Set task: Collect all lines containing the word "matplotlib" from the data.

Items from a dataset:
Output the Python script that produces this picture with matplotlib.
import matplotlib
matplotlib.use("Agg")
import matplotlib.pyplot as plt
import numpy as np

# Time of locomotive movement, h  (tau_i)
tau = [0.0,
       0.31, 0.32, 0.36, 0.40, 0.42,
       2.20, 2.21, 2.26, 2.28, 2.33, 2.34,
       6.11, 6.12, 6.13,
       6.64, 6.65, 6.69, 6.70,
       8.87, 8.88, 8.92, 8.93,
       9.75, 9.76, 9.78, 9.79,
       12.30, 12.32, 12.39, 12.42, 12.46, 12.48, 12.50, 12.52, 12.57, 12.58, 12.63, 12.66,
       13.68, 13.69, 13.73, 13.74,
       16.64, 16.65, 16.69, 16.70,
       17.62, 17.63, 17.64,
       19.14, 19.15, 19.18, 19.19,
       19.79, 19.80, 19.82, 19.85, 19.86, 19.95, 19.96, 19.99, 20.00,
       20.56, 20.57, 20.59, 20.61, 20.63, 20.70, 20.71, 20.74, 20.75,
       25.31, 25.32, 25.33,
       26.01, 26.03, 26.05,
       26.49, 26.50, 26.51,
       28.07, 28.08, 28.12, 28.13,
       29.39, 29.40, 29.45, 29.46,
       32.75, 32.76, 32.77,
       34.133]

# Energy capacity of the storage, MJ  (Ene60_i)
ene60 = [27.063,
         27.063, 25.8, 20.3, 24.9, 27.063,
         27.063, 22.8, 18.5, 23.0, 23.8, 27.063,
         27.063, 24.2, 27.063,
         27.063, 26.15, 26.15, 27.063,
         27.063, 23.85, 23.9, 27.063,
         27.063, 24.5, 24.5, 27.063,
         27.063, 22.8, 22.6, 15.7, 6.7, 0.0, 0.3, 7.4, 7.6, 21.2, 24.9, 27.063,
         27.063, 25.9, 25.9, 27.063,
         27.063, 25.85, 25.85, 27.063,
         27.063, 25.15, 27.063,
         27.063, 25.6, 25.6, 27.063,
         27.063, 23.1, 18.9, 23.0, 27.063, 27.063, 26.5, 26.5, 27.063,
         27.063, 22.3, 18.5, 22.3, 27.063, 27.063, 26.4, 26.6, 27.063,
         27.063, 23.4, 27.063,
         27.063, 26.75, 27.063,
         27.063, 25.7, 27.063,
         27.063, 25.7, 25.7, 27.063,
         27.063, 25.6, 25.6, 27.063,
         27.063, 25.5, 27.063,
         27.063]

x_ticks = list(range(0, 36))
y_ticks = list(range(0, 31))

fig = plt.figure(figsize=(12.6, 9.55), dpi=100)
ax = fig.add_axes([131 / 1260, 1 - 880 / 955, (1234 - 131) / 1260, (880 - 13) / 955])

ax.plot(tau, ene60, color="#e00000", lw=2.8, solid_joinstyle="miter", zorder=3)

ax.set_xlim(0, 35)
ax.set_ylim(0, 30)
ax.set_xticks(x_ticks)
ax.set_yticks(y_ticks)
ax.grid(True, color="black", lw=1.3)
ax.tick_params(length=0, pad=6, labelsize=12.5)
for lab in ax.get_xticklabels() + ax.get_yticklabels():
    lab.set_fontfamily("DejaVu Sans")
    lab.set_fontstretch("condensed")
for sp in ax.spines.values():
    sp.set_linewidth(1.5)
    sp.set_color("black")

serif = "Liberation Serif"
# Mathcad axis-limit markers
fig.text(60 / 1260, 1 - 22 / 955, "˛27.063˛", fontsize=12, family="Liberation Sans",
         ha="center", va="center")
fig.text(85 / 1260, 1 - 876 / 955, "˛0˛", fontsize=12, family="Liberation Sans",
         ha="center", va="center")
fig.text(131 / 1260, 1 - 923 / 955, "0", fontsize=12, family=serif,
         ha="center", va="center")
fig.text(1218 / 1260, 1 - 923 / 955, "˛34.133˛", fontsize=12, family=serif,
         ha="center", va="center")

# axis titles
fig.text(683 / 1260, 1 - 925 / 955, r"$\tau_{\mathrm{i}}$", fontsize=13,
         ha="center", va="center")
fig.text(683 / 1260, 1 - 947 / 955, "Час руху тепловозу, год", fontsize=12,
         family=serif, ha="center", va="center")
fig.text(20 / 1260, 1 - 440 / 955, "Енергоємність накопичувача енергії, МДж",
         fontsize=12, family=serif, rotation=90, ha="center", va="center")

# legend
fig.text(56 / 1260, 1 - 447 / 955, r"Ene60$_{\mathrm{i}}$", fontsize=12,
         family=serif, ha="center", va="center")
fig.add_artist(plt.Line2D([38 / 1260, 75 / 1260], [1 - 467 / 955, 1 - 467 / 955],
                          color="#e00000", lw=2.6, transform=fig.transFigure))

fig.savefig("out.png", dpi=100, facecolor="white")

---

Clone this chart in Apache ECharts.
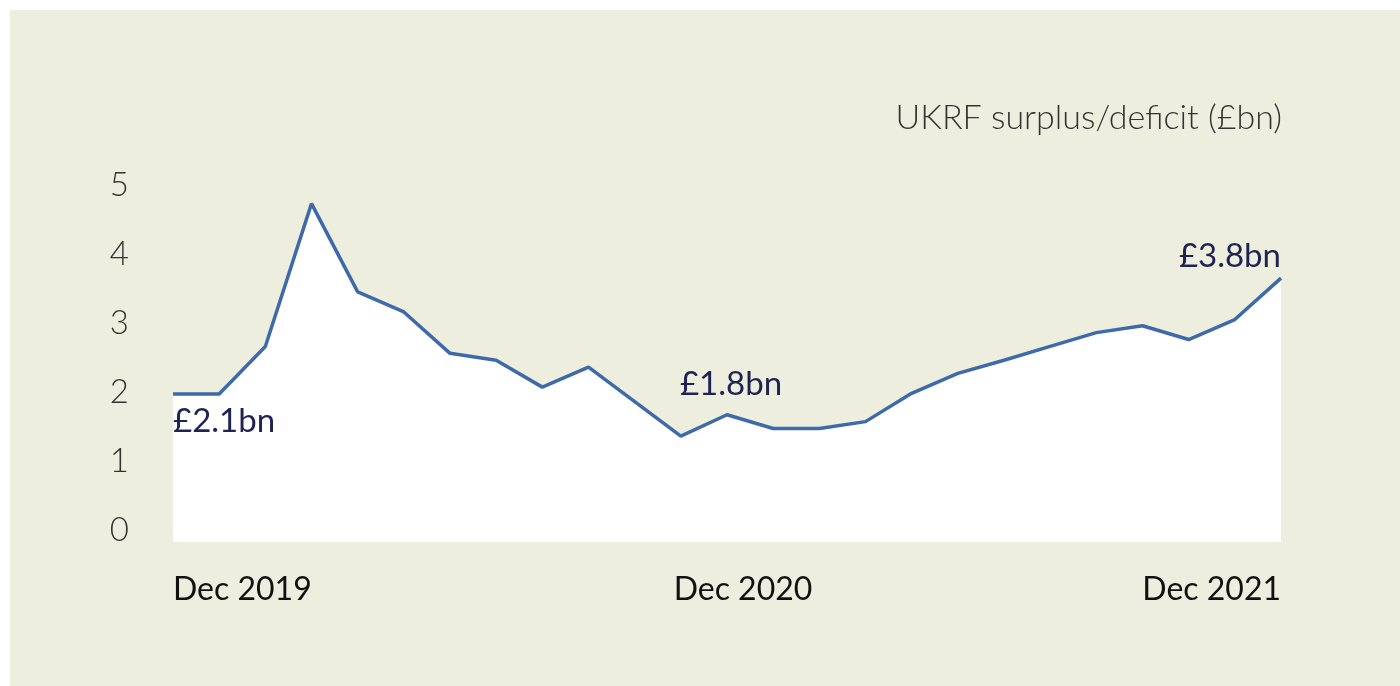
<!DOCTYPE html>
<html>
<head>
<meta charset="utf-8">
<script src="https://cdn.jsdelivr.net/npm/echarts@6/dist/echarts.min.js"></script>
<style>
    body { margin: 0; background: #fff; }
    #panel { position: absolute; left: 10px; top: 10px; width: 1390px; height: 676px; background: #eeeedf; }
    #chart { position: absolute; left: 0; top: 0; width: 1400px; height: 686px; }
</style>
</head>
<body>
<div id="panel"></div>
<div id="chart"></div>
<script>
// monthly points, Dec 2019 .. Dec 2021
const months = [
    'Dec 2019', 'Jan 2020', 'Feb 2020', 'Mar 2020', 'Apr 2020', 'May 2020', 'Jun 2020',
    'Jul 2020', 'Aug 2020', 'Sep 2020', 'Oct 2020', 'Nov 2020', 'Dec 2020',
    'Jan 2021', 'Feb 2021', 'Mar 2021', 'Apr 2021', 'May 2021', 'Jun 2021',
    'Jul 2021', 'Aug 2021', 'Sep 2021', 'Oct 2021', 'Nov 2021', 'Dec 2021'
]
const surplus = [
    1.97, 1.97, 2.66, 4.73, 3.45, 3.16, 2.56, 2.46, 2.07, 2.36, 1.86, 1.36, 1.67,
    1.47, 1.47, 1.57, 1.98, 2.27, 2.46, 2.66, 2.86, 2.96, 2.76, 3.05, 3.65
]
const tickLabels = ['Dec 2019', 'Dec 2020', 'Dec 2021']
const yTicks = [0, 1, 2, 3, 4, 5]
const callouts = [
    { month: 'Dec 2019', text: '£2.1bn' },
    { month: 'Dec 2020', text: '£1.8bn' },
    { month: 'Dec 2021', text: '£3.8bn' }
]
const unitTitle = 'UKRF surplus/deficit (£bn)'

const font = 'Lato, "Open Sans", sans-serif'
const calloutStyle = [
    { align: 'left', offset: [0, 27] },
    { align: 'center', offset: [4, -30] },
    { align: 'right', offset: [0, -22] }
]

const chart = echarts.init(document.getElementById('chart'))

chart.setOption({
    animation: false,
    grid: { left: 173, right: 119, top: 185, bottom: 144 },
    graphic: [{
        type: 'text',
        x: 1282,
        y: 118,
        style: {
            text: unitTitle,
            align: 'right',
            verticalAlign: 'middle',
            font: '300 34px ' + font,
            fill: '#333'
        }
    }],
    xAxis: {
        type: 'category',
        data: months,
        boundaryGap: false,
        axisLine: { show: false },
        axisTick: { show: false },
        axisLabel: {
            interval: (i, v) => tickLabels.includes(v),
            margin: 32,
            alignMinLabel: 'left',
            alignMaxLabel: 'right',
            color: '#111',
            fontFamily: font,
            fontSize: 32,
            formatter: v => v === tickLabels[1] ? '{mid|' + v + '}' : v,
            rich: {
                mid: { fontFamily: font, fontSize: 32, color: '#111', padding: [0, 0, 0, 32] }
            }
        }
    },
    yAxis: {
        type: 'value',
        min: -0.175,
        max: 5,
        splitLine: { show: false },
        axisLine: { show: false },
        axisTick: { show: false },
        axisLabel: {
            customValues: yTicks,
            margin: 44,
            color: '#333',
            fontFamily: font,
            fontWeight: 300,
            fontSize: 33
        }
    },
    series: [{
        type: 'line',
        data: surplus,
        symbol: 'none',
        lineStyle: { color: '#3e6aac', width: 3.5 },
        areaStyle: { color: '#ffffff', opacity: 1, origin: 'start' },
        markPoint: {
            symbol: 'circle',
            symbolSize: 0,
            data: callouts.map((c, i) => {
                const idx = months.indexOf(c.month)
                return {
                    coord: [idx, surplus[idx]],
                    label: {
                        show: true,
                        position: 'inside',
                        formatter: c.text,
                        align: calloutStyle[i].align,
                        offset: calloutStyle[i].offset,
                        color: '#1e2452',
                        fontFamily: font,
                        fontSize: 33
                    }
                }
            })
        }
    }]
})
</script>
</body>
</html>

Exercise answer:
Output the Python script that produces this picture with matplotlib.
import matplotlib
matplotlib.use("Agg")
import matplotlib.pyplot as plt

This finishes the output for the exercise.